Sunny bit her lip and frowned. “Geez, how old are you?! They’re only boobs!”
It seemed to take all his effort to put one foot in front of the next. When he reached Sunny, she grabbed his hand and dragged him with her to Bola.
>
Bola was a thin middle-aged woman with long brown braids, three dark lines engraved on each cheek, and a large white oval painted across her forehead. She sat calmly in her chair wearing nothing but a flowing white skirt that reached her ankles. Her long skinny breasts did indeed hang well below her waist, touching her lap. She wore several blue and white bead necklaces that rested on her chest.
“You all look like students, and students can be stupid,” she said in a hard voice. “So no photographs while you are in my compound. The last time someone did this, they angered Mami Wata and died in an accident upon leaving.”
“We… we’re students, but we’re not here to study you,” Sunny said.
“Good. Temitope, leave us now.”
“Yes, ma,” the little girl said, then she walked out.
“What is wrong with you?” Bola suddenly asked Orlu. He was sitting stiff as a piece of wood and looking at anything but Bola. “Haven’t you ever seen a woman’s breasts before? Weren’t you ever a baby?” She lifted and swung them from side to side. Orlu looked as if he was going to pass out, and Bola laughed a loud raucous laugh. Before Sunny could control herself, she burst out laughing, too. She clapped her hands over her mouth and looked apologetically at Orlu. Then another giggle wracked her body, and her eyes began to water from the strain of holding it in.

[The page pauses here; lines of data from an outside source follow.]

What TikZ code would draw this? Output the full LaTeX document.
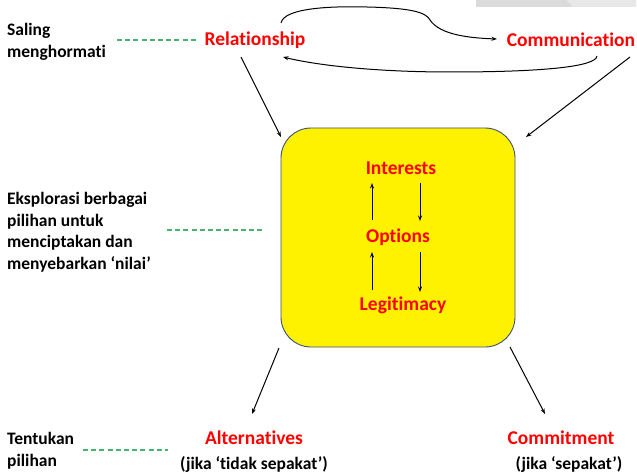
\documentclass[tikz,border=0pt]{standalone}
\usepackage{fontspec}
\setmainfont{Carlito}[RawFeature=-liga]
\usetikzlibrary{arrows.meta}
\definecolor{dashgreen}{RGB}{70,180,110}
\definecolor{boxedge}{RGB}{60,80,120}
\begin{document}
\begin{tikzpicture}[x=1pt,y=-1pt,
  redlabel/.style={text=red,font=\fontsize{19.5}{23}\selectfont\bfseries,inner sep=0pt},
  blacklabel/.style={text=black,font=\fontsize{17.5}{21.5}\selectfont\bfseries,inner sep=0pt},
  sidenote/.style={blacklabel,align=left,anchor=west},
  greendash/.style={draw=dashgreen,line width=1.2pt,dash pattern=on 5pt off 3.2pt},
  conn/.style={draw=black,line width=1pt,-{Stealth[length=5.5pt,width=4pt]}},
  bigbox/.style={draw=boxedge,line width=0.9pt,fill=yellow,rounded corners=30pt,minimum width=234pt,minimum height=219pt,inner sep=0pt}
]
\useasboundingbox (0,0) rectangle (637,476);
% grey band top right
\fill[black!14] (476,0) -- (567,0) -- (573,7) -- (476,7) -- cycle;
\fill[black!9] (567,0) -- (636,0) -- (636,7) -- (573,7) -- cycle;

% box
\node[bigbox] (box) at (398,237.5) {};

% red labels
\node[redlabel] (rel) at (255,40) {Relationship};
\node[redlabel] (com) at (571,40) {Communication};
\node[redlabel] (int) at (401,168) {Interests};
\node[redlabel] (opt) at (398,237) {Options};
\node[redlabel] (leg) at (403,305) {Legitimacy};
\node[redlabel] (alt) at (254,438) {Alternatives};
\node[redlabel] (cmt) at (561,438) {Commitment};
\node[blacklabel] (altn) at (254,464) {(jika ‘tidak sepakat’)};
\node[blacklabel] (cmtn) at (569,464) {(jika ‘sepakat’)};

% side notes
\node[sidenote] (sal) at (7,42) {Saling\\menghormati};
\node[sidenote] (eks) at (7,232) {Eksplorasi berbagai\\pilihan untuk\\menciptakan dan\\menyebarkan ‘nilai’};
\node[sidenote] (ten) at (7,450.5) {Tentukan\\pilihan};

% green dashed links
\coordinate (g1a) at (117,40); \coordinate (g1b) at (198,40);
\coordinate (g2a) at (167,230); \coordinate (g2b) at (262,230);
\coordinate (g3a) at (83,450); \coordinate (g3b) at (168,450);
\draw[greendash] (g1a) -- (g1b);
\draw[greendash] (g2a) -- (g2b);
\draw[greendash] (g3a) -- (g3b);

% curves between relationship and communication
\coordinate (rtop) at (281,23);
\coordinate (cleft) at (497,39);
\coordinate (cbot) at (597,56);
\coordinate (rbot) at (283,57);
\draw[conn] (rtop) .. controls (284,8) and (330,6) .. (367,7)
  .. controls (410,8) and (426,12) .. (430,20)
  .. controls (440,35) and (470,38) .. (cleft);
\draw[conn] (cbot) .. controls (596,67) and (540,72) .. (450,72)
  .. controls (380,72) and (320,66) .. (rbot);

% arrows into the box
\coordinate (r1) at (241,57); \coordinate (b1) at (281,137);
\coordinate (c1) at (630,57); \coordinate (b2) at (526,137);
\draw[conn] (r1) -- (b1);
\draw[conn] (c1) -- (b2);

% arrows inside the box
\coordinate (u1s) at (372,220); \coordinate (u1e) at (372,183);
\coordinate (u2s) at (372,290); \coordinate (u2e) at (372,252);
\coordinate (d1s) at (420,183); \coordinate (d1e) at (420,221);
\coordinate (d2s) at (420,252); \coordinate (d2e) at (420,292);
\draw[conn] (u1s) -- (u1e);
\draw[conn] (u2s) -- (u2e);
\draw[conn] (d1s) -- (d1e);
\draw[conn] (d2s) -- (d2e);

% arrows out of the box
\coordinate (o1) at (279,348); \coordinate (o1e) at (252,414);
\coordinate (o2) at (510,347); \coordinate (o2e) at (545,414);
\draw[conn] (o1) -- (o1e);
\draw[conn] (o2) -- (o2e);
\end{tikzpicture}
\end{document}
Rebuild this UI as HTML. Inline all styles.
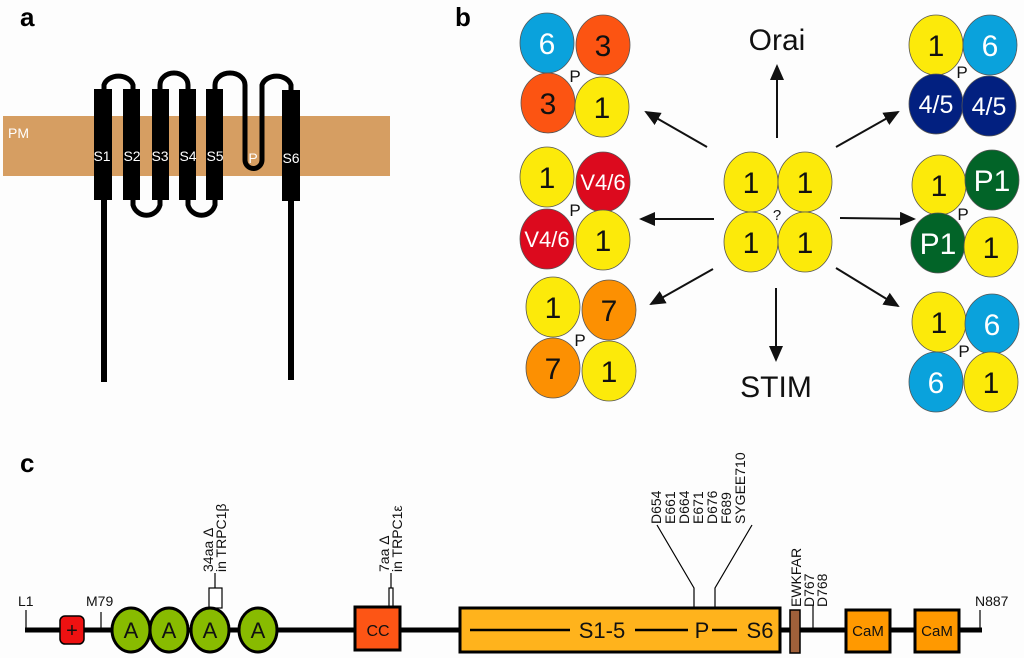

“Look, boy, I am the servant of Mami Wata, goddess of the water, and as black Americans like to say, this is how we roll,” she said. She looked at Sunny. “Did I say that right? You’d know better than me.” She winked.
“Yeah,” Sunny said.
“Relax, Orlu. Okay?”
Orlu only nodded, looking at the ground.
“I’m glad you brought him with you.” She paused, narrowing her eyes at Sunny. “My husband has spoken of you. Can you read the Nsibidi book he sold you yet?”